Feu M. le duc de Bourbon, par son testament, a nommé Me Jean-Baptiste Maupassant, son procureur au parlement, l’un des conseillers de la tutelle de M. le prince de Condé son fils.

Me Louis Formé, procureur au parlement, & de S. A. S. monseigneur le duc d’Orléans, premier prince du sang, a aussi l’honneur d’être l’un des conseillers au conseil de S. A. S. avec provisions scellées en sa chancellerie, & prestation de serment entre les mains de son chancelier ; & pour cet office il est employé sur l’état du roi à la cour des aides, comme les commensaux de la maison du roi ; il a aussi l’honneur d’être admis aux conseils de leurs AA. SS. monseigneur le comte de Clermont, de monseigneur le prince de Conti, de madame la princesse de Conti, de mademoiselle de Charolois & de mademoiselle de Sens, princes & princesses du sang.

On ne conçoit pas comment quelques auteurs ont avancé que la profession des procureurs dérogeoit à la

noblesse. Il est évident qu’ils se sont fondés sur ce qui est dit en droit que la profession des procureurs est vile ; mais il n’est question en cet endroit que des procureurs ad negotia, de simples agens ou solliciteurs, lesquels, comme on l’a déja observé, étoient ordinairement des esclaves & des mercenaires ; ce qui n’a rien de commun avec les procureurs ad lites, que les lois appellent cognitores juris, domini litium, titres qui suffisent seuls pour justifier que l’on avoit de ces procureurs une idée toute différente de celle que l’on avoit des procureurs ad negotia ou gens d’affaires.

On doit sur-tout distinguer les procureurs des cours souveraines, de ceux qui exercent dans les jurisdictions inférieures.

L’article 15 du réglement du 18 Décembre 1537, défend aux procureurs au parlement de faire commerce, de tenir hôtellerie, ni de faire aucun acte dérogeant à l’état & office de procureur en cour souveraine, mais de préférer l’honneur de leur état à leur profit particulier ; prohibition qui est commune à tous ceux qui vivent noblement.

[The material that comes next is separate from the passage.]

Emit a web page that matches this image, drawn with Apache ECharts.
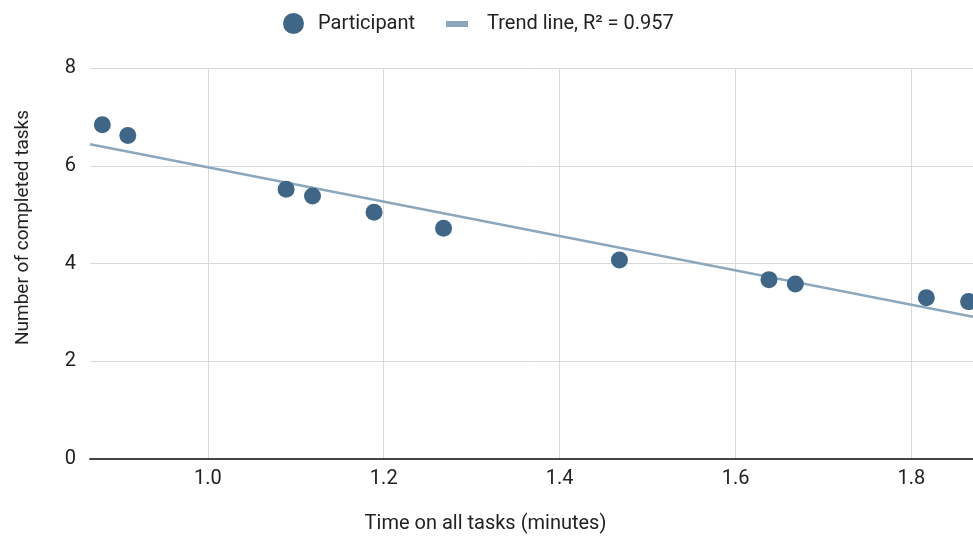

Les ordonnances leur donnent droit de committimus.

Ils ont été appellés par la cour aux cérémonies publiques après les avocats, notamment en 1463, au convoi de Marie d’Anjou, femme de Charles VII. Le 2 Juin 1483, la cour les manda avec les avocats pour l’accompagner en habit décent, & aller au-devant de madame la dauphine. Le 26 du même mois, à la procession qui se fit pendant trois jours à Saint-Denis. Le 30 Juin 1498, & le 13 Novembre 1504, aux entrées de Louis XII. & d’Anne de Bretagne, sa femme, à Paris. Les 8 & 12 Février 1513, quand la cour alla recevoir le corps d’Anne de Bretagne qu’on apportoit de Blois à Paris, ils assisterent aussi aux funérailles. Le 16 Mars 1530, à l’entrée d’Eléonore d’Autriche, seconde femme de François I. Le 18 Août 1534, à la procession que la cour fit pour la santé de Clément VII. Le 12 Novembre 1537, à celle que la cour fit faire pour la prospérité de François I. Le 5 Juin 1538, ils allerent avec la cour à la procession de la sainte-Chapelle à Notre-Dame. Le premier Janvier 1539, ils allerent avec les avocats à cheval à la suite de la cour, qui vint saluer & haranguer Charles-Quint, arrivant à Paris. La Rocheflavin dit qu’aux entrées & obseques des rois, les procureurs, comme membres & officiers du parlement, y assistent avec leurs robes & chaperons après les avocats, & qu’ils sont placés comme eux par les huissiers. Il rapporte à ce sujet deux délibérations de la cour, l’une de 1533, sur l’ordre qui devoit être observé à l’entrée de François I. l’autre du 4 Avril 1541, pour les obseques de ce prince. En 1559, pareil arrêt pour les funérailles d’Henri II. Les procureurs étoient immédiatement après les avocats. Le même ordre fut observé aux obseques de Charles IX. Henri III. & Henri IV. Le 12 Juillet 1562, les procureurs eurent rang à la procession que la cour fit à S. Médard. On en usa de même à leur égard aux parlemens de Toulouse & de Bordeaux, aux entrées de Charles IX. & de la reine sa mere, en 1564 & 1565 ; les procureurs y étoient en robe & chaperon à bourrelet. L’édit du mois de Mai 1639, leur donne rang immédiatement après les avocats.

Enfin nos meilleurs auteurs tiennent tous que les procureurs des cours souveraines ne dérogent pas.

Tel est le sentiment de Balde & de Budée, de Tiraqueau, de Pithou, sur la coutume de Troyes, de Loisel en ses mémoires.

Tel est aussi le sentiment de Zypaeus, en sa notice du droit belgique, n°. 4 ; de Christinœus, vol. II. décis. cxviij. n°. 8 ; de Ghewiet, en son institution au droit belgique, p. 453.